1. The problem statement, all variables and given/known data

The issue I have is that I am asked to estimate the activity of a small source of gamma radiation; the question is written below:

'A small source of gamma radiation is placed at a distance of 160mm from a detector of area 18mm^2. The count recorded on the detector after 30 minutes was 15804. Estimate the activity of the source.

2. The attempt at a solution

As I understand it, activity in Becquerels is just the rate of decay of a given nucleus, i.e. 1Bq is one nucleus decay per second. I have calculated the 'counts-per-minute' of the source, simply as (15804/30)=526.8CPM, or 8.78 Counts per second. I have read in various places that the CPM can be converted into Becquerels 'if one applies a number of significant conversions that take into account the radiation background, the detector efficiency, the counting geometry, the sample size, and the self-absorption of the radiation by the sample.' The only relevant information to take into account in this example if the sample size/counting geometry, since the area of the detector and the distance of the source from the detector is given. The total volume of the area between the detector and the γ source is (160*18)=2880mm^3, or 2.88*10^-6m^3 as I understand it.

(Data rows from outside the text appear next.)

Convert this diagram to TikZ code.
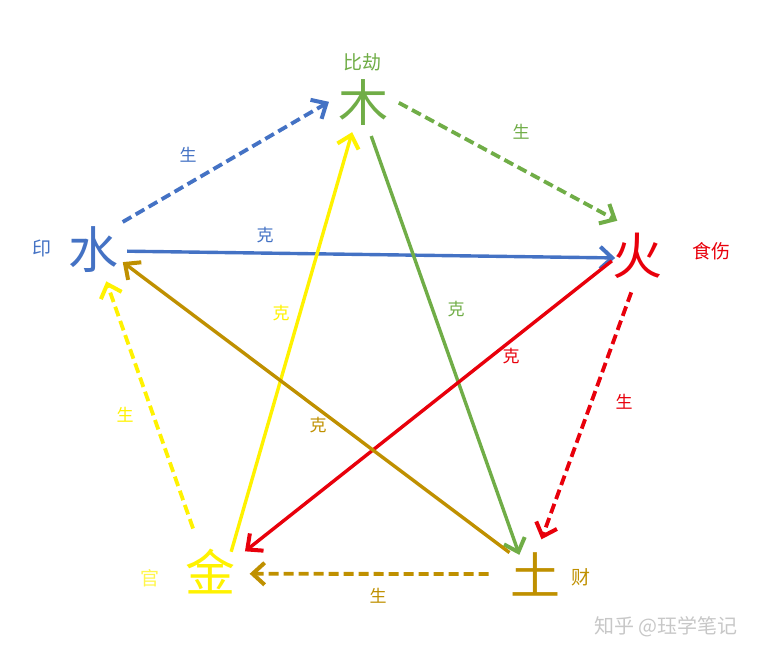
\documentclass[tikz,border=0pt]{standalone}
\usepackage{fontspec}
\setmainfont{Noto Sans CJK SC}
\usetikzlibrary{positioning, arrows.meta}

\definecolor{shuiblue}{HTML}{4472C4}
\definecolor{mugreen}{HTML}{70AD47}
\definecolor{huored}{HTML}{E8000B}
\definecolor{jinyellow}{HTML}{FFF200}
\definecolor{tugold}{HTML}{BF9000}

\tikzset{
	elem/.style={circle, minimum size=64pt, inner sep=0pt, font=\fontsize{50}{50}\selectfont},
	tag/.style={inner sep=1pt, font=\fontsize{19}{19}\selectfont},
	rel/.style={inner sep=1pt, font=\fontsize{17}{17}\selectfont},
	sheng/.style={line width=3.8pt, dash pattern=on 10pt off 5pt, -{Straight Barb[length=12pt, width=22pt, line width=4pt]}},
	ke/.style={line width=3.4pt, -{Straight Barb[length=12pt, width=22pt, line width=4pt]}},
}

\begin{document}
\begin{tikzpicture}[x=1pt, y=-1pt]
	\useasboundingbox (0,0) rectangle (766,657);
	% five elements
	\node[elem, text=mugreen] (mu) at (363,103) {木};
	\node[elem, text=huored] (huo) at (637,256) {火};
	\node[elem, text=tugold] (tu) at (535,574) {土};
	\node[elem, text=jinyellow] (jin) at (210,572) {金};
	\node[elem, text=shuiblue] (shui) at (93,250) {水};
	% ten gods
	\node[tag, text=mugreen] (bijie) at (362,62) {比劫};
	\node[tag, text=huored] (shishang) at (711,251) {食伤};
	\node[tag, text=tugold] (cai) at (581,577) {财};
	\node[tag, text=jinyellow!70!white] (guan) at (150,578) {官};
	\node[tag, text=shuiblue] (yin) at (42,248) {印};

	% generating cycle
	\draw[sheng, shuiblue, shorten <=7pt] (shui.46) -- (mu.178);
	\draw[sheng, mugreen, shorten <=2pt, shorten >=8pt] (mu.2) -- (huo.112);
	\draw[sheng, huored, shorten <=3pt, shorten >=2pt] (huo.262) -- (tu.80);
	\draw[sheng, tugold, shorten <=13pt, shorten >=6pt] (tu.180) -- (jin.357);
	\draw[sheng, jinyellow, shorten <=13pt] (jin.112) -- (shui.293);
	\node[rel, text=shuiblue] (s1) at (188,155) {生};
	\node[rel, text=mugreen] (s2) at (521,132) {生};
	\node[rel, text=huored] (s3) at (624,402) {生};
	\node[rel, text=tugold] (s4) at (378,596) {生};
	\node[rel, text=jinyellow] (s5) at (125,415) {生};

	% controlling cycle
	\draw[ke, shuiblue, shorten >=-12pt] (shui.358) -- (huo.183);
	\draw[ke, mugreen, shorten >=-9pt] (mu.284) -- (tu.124);
	\draw[ke, huored, shorten <=-9pt, shorten >=7pt] (huo.198) -- (jin.29);
	\draw[ke, jinyellow, shorten <=-5pt, shorten >=-3pt] (jin.48) -- (mu.250);
	\draw[ke, tugold, shorten >=-2pt] (tu.140) -- (shui.337);
	\node[rel, text=shuiblue] (k1) at (265,235) {克};
	\node[rel, text=mugreen] (k2) at (456,309) {克};
	\node[rel, text=huored] (k3) at (511,356) {克};
	\node[rel, text=jinyellow] (k4) at (281,313) {克};
	\node[rel, text=tugold] (k5) at (318,425) {克};

	\node[font=\fontsize{20}{20}\selectfont, text=black!22] (mark) at (666,627) {知乎 @珏学笔记};
\end{tikzpicture}
\end{document}
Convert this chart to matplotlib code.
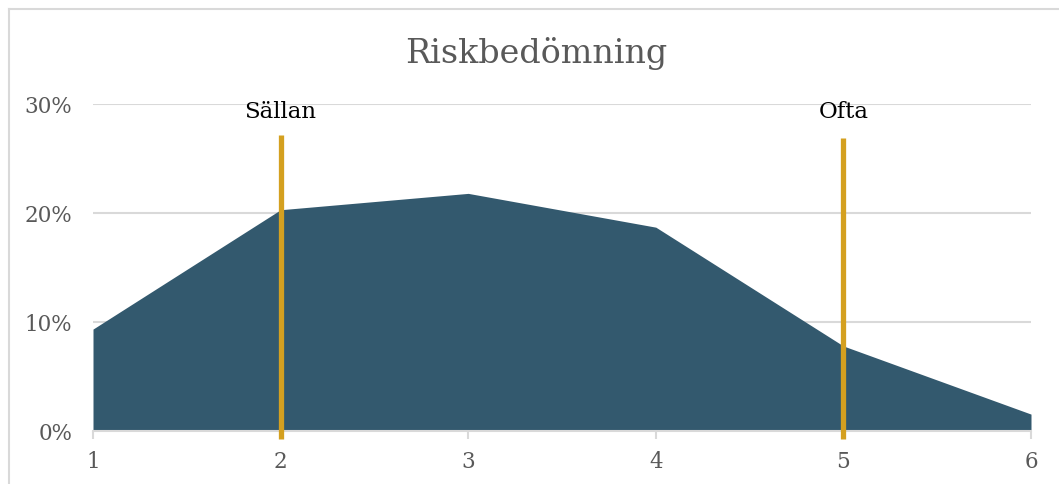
import matplotlib.pyplot as plt
from matplotlib.lines import Line2D
from matplotlib.ticker import PercentFormatter

plt.rcParams['font.family'] = ['DejaVu Serif']

steps = [1, 2, 3, 4, 5, 6]
andel = [0.0935, 0.203, 0.218, 0.187, 0.078, 0.0155]
y_ticks = [0, 0.10, 0.20, 0.30]

# markerade nivåer
markers = [2, 5]
marker_labels = ['Sällan', 'Ofta']
marker_tops = [0.272, 0.269]

W, H = 1059, 485
fig = plt.figure(figsize=(W / 100, H / 100), dpi=100)
ax = fig.add_axes([93 / W, 53 / H, 938 / W, 327 / H])

grid_c = '#d9d9d9'
text_c = '#595959'

ax.fill_between(steps, andel, 0, color='#33596e', lw=0, zorder=2)

for x, lab, top in zip(markers, marker_labels, marker_tops):
    ax.plot([x, x], [-0.0075, top], color='#d4a020', lw=3.8,
            solid_capstyle='butt', clip_on=False, zorder=4)
    ax.text(x, 0.2935, lab, ha='center', va='center', fontsize=16.5,
            color='black', zorder=5)

ax.set_xlim(1, 6)
ax.set_ylim(0, 0.30)
ax.set_xticks(steps)
ax.set_yticks(y_ticks)
ax.yaxis.set_major_formatter(PercentFormatter(1.0, decimals=0))
ax.grid(axis='y', color=grid_c, lw=1.5, zorder=1)
for s in ['top', 'right', 'left']:
    ax.spines[s].set_visible(False)
ax.spines['bottom'].set_color(grid_c)
ax.spines['bottom'].set_linewidth(1.5)
ax.spines['bottom'].set_zorder(3)
ax.tick_params(axis='x', length=6, width=1.5, color=grid_c, labelcolor=text_c,
               labelsize=15.5, pad=8)
ax.tick_params(axis='y', length=0, labelcolor=text_c, labelsize=15.5, pad=15)

fig.text(536 / W, 1 - 53 / H, 'Riskbedömning', ha='center', va='center',
         fontsize=24, color=text_c)

# ram runt diagrammet
fig.add_artist(Line2D([8.5 / W, 8.5 / W], [0, 1 - 9.5 / H], color=grid_c, lw=1.5))
fig.add_artist(Line2D([8.5 / W, 1], [1 - 9.5 / H, 1 - 9.5 / H], color=grid_c, lw=1.5))

fig.savefig('out.png', dpi=100)
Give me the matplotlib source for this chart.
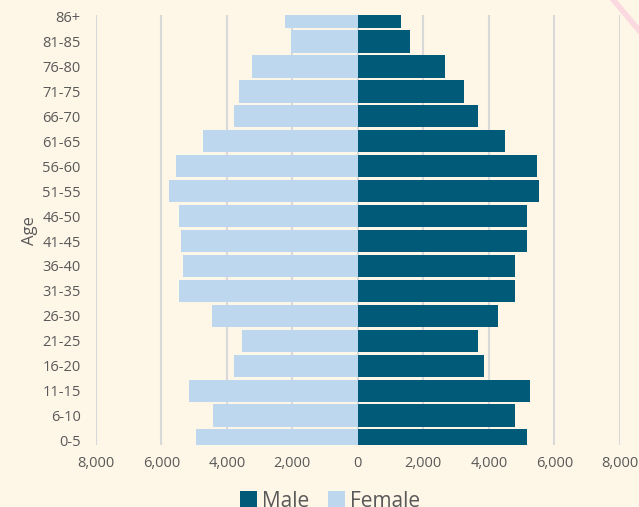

The answer given is 1.57*10^5 Bq.

Help would be massively appreciated, as I am completely stumped

2. Apr 21, 2012

### Staff: Mentor

One has to consider the geometric effect of the detector with respect to the source. Assuming that the gammas are emitted isotropically, the gamma flux at some distance would be uniform. The detector captures only a fraction of the total number of gammas at that distance.

One has to determine the solid angle of the spherical surface (defined by the distance between source and detector) that the detector area subtends.

Is the counting instantenous, e.g., a few seconds compared to 30 minutes, or is the counting occuring over 30 minutes.

One would not simply divide the number of counts per counting time. That would only give an average count rate, not a count rate as a function of time. One would have to integrate the decay curve between the time counting started and the time it stopped in order to determined the decay function. However, in this case, that approach does not apply.

The question appears to ask "what is the decay rate after 30 minutes?".